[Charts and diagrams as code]
###

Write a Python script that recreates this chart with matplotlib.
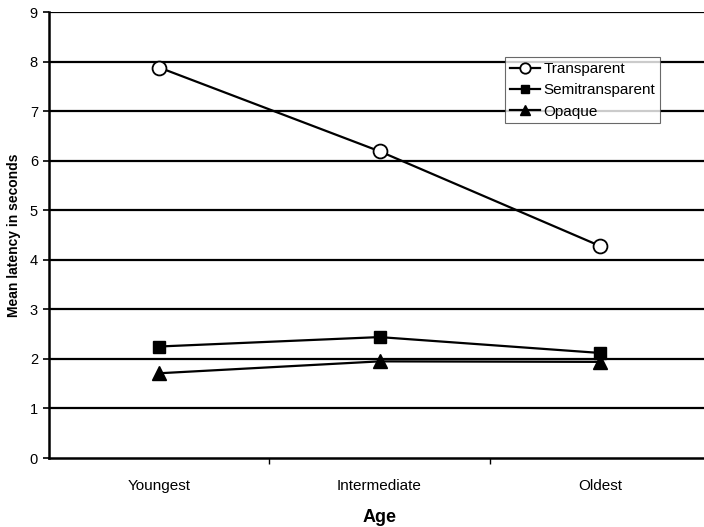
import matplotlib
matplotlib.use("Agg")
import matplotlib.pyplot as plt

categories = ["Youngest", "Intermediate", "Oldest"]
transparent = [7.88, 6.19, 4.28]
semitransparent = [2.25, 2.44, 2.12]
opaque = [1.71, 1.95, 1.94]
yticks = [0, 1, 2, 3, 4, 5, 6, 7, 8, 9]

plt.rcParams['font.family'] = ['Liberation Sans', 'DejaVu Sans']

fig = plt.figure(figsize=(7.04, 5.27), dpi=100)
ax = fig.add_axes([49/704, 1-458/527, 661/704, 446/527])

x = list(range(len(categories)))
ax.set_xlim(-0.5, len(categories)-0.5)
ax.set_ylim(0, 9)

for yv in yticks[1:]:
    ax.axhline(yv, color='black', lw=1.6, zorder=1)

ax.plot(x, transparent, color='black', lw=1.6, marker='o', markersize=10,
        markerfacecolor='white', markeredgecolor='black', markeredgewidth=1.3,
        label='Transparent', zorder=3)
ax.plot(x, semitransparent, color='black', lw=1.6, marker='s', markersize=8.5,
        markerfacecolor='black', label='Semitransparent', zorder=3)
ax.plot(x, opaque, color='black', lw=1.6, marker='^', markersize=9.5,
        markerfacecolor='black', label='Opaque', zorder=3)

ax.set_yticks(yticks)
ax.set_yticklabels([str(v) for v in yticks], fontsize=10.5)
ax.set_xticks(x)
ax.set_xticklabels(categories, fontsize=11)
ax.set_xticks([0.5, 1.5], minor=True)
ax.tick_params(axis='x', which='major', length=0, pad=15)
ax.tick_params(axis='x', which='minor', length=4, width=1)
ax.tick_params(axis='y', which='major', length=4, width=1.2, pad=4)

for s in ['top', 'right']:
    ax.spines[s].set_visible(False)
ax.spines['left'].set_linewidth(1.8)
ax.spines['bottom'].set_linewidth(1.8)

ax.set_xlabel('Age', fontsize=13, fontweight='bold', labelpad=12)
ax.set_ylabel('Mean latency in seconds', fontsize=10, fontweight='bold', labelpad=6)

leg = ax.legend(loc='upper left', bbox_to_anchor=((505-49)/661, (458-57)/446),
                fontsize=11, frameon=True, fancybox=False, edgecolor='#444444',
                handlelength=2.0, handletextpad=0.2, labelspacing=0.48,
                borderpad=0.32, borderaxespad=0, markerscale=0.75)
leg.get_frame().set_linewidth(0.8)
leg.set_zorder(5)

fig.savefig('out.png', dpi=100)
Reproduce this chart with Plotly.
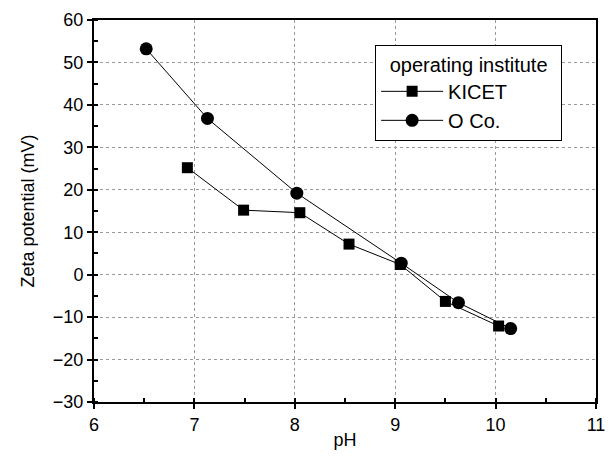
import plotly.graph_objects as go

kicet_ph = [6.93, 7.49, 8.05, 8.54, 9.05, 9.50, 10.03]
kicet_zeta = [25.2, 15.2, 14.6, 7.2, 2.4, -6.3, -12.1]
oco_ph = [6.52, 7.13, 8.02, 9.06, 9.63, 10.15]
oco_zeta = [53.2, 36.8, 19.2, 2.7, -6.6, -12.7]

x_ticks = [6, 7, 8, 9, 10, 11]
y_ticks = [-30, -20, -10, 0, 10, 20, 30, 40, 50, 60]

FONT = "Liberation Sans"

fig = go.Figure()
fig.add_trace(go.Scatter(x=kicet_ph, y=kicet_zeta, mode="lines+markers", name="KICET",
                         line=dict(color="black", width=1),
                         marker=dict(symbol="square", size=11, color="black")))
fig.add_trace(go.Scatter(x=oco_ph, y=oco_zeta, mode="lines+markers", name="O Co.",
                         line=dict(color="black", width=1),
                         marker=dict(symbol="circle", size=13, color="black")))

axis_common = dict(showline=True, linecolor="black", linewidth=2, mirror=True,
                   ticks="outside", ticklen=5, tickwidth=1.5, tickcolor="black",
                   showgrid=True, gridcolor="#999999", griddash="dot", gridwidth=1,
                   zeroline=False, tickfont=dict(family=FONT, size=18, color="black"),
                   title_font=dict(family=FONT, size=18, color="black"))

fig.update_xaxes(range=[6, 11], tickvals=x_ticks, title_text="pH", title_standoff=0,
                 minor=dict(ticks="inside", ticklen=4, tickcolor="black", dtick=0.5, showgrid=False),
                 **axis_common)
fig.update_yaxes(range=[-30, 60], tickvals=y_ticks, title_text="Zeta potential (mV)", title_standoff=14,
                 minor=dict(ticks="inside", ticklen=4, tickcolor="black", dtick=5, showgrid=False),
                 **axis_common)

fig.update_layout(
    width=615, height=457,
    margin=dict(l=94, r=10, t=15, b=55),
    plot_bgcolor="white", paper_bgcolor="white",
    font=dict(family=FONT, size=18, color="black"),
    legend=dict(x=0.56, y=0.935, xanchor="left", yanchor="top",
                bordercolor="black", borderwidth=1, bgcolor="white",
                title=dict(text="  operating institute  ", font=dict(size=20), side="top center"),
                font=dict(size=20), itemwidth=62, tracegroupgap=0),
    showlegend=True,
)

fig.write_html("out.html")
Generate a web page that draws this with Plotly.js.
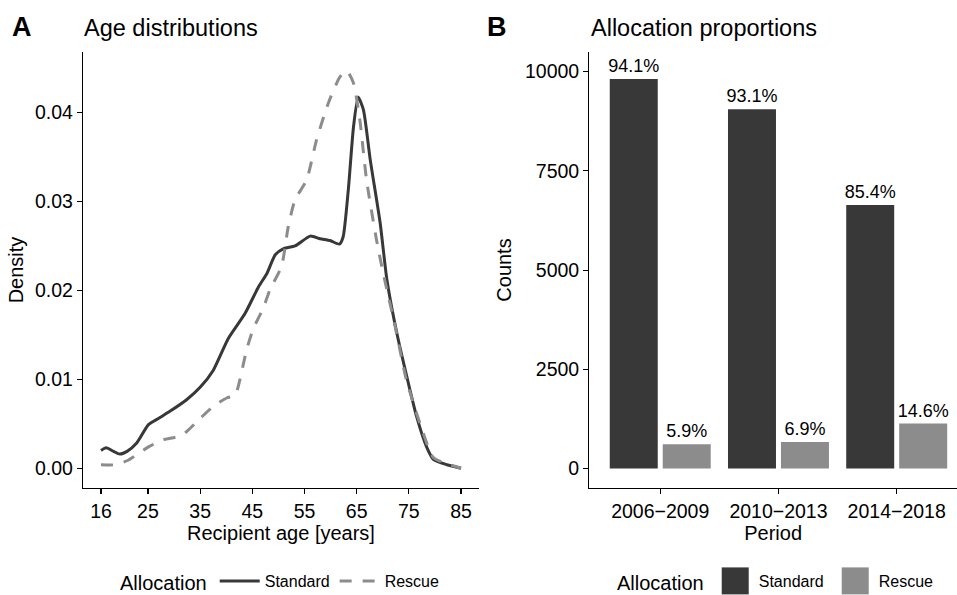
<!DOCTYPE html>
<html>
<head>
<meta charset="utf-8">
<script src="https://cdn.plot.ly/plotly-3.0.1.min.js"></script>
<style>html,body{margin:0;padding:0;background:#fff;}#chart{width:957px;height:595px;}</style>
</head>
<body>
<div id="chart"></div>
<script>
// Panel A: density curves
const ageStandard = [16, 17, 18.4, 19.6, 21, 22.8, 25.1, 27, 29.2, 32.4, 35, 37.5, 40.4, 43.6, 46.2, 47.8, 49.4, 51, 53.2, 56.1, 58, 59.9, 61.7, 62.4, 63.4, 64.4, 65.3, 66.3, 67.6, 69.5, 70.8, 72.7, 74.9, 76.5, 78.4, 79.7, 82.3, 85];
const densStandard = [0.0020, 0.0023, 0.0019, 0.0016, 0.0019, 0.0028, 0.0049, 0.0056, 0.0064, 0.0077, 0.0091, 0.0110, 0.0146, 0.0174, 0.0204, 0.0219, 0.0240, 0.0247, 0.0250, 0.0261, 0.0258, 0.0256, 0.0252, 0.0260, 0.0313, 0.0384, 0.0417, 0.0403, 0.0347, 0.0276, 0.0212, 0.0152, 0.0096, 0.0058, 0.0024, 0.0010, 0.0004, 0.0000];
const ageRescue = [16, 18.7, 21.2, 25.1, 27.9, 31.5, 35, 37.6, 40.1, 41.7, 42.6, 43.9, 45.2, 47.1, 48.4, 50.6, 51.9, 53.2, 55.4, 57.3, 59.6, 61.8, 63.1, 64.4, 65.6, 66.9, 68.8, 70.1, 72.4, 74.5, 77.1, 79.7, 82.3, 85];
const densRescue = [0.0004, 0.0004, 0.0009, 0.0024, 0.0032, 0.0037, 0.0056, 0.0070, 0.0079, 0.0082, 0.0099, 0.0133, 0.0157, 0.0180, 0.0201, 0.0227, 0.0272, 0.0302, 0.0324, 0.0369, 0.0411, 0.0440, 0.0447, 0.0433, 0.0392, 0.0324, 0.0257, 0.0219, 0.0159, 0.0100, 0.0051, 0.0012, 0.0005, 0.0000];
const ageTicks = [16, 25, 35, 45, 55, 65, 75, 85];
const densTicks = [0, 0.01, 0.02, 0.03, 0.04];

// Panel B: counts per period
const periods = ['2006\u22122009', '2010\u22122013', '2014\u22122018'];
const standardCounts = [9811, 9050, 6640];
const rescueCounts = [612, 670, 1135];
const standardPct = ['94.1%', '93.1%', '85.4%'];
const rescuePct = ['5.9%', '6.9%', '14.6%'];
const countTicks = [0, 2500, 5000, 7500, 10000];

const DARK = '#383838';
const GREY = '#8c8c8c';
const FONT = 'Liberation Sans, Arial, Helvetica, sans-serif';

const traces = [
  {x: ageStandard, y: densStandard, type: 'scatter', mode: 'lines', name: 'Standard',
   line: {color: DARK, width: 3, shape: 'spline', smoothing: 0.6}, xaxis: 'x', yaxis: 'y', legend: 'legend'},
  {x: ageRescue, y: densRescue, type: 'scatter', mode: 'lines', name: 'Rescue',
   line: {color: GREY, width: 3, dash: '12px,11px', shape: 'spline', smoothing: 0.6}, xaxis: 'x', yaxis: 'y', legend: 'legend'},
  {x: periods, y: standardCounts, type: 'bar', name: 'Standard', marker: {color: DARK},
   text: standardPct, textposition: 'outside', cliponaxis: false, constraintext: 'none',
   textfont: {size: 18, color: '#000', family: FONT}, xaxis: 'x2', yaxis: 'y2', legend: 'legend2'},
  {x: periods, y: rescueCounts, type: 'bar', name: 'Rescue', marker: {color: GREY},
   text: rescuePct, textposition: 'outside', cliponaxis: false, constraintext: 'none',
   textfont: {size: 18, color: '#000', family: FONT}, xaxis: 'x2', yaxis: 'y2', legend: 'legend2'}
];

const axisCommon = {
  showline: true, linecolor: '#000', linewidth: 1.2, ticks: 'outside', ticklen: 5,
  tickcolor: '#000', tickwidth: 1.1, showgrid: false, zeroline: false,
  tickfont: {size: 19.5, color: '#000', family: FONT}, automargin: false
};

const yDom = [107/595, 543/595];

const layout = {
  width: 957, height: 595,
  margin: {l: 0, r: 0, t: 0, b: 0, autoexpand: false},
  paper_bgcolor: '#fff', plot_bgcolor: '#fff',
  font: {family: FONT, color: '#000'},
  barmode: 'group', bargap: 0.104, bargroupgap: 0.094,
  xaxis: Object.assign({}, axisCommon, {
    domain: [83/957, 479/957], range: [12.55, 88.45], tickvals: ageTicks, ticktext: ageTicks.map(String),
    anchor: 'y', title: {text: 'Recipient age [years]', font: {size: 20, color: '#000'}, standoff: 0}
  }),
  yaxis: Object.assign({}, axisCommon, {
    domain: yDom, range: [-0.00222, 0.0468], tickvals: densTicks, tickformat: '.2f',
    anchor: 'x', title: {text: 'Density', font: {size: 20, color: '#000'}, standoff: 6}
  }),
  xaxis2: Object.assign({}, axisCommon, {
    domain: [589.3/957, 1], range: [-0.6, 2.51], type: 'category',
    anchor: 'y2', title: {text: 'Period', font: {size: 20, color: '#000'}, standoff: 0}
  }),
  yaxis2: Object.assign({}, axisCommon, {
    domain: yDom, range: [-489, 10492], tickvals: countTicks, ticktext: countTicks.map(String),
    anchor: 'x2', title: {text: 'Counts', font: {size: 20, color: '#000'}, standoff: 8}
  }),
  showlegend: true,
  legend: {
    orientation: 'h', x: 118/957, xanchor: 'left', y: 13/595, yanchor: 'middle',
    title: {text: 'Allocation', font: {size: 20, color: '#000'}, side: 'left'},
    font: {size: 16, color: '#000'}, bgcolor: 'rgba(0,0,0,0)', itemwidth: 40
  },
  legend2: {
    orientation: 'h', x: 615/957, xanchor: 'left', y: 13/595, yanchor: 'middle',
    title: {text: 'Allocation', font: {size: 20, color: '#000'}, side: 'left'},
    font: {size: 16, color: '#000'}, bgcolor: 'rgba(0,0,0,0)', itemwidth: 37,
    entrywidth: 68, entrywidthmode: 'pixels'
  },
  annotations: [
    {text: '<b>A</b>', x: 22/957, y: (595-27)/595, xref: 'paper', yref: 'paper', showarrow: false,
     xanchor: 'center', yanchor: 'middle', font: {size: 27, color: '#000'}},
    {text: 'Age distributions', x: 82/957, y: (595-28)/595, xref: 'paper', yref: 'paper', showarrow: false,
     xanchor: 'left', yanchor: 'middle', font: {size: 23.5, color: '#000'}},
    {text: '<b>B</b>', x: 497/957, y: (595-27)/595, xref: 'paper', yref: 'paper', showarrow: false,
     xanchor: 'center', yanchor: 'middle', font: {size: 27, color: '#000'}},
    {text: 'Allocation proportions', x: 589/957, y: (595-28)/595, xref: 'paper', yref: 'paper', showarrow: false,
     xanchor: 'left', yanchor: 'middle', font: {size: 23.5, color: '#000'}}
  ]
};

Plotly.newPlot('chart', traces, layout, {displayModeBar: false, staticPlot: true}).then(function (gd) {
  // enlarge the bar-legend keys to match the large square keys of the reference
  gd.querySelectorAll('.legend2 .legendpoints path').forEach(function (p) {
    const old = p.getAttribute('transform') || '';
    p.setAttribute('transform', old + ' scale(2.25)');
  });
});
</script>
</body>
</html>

###

#### EXERCISE DIRECTIONS
Only the lines from the start of the records to the one containing "yticks = [0, 1, 2, 3, 4, 5, 6, 7, 8, 9]" should be repeated, exactly and with both ends kept; drop any pictures.

#### THE OUTPUT
Write a Python script that recreates this chart with matplotlib.
import matplotlib
matplotlib.use("Agg")
import matplotlib.pyplot as plt

categories = ["Youngest", "Intermediate", "Oldest"]
transparent = [7.88, 6.19, 4.28]
semitransparent = [2.25, 2.44, 2.12]
opaque = [1.71, 1.95, 1.94]
yticks = [0, 1, 2, 3, 4, 5, 6, 7, 8, 9]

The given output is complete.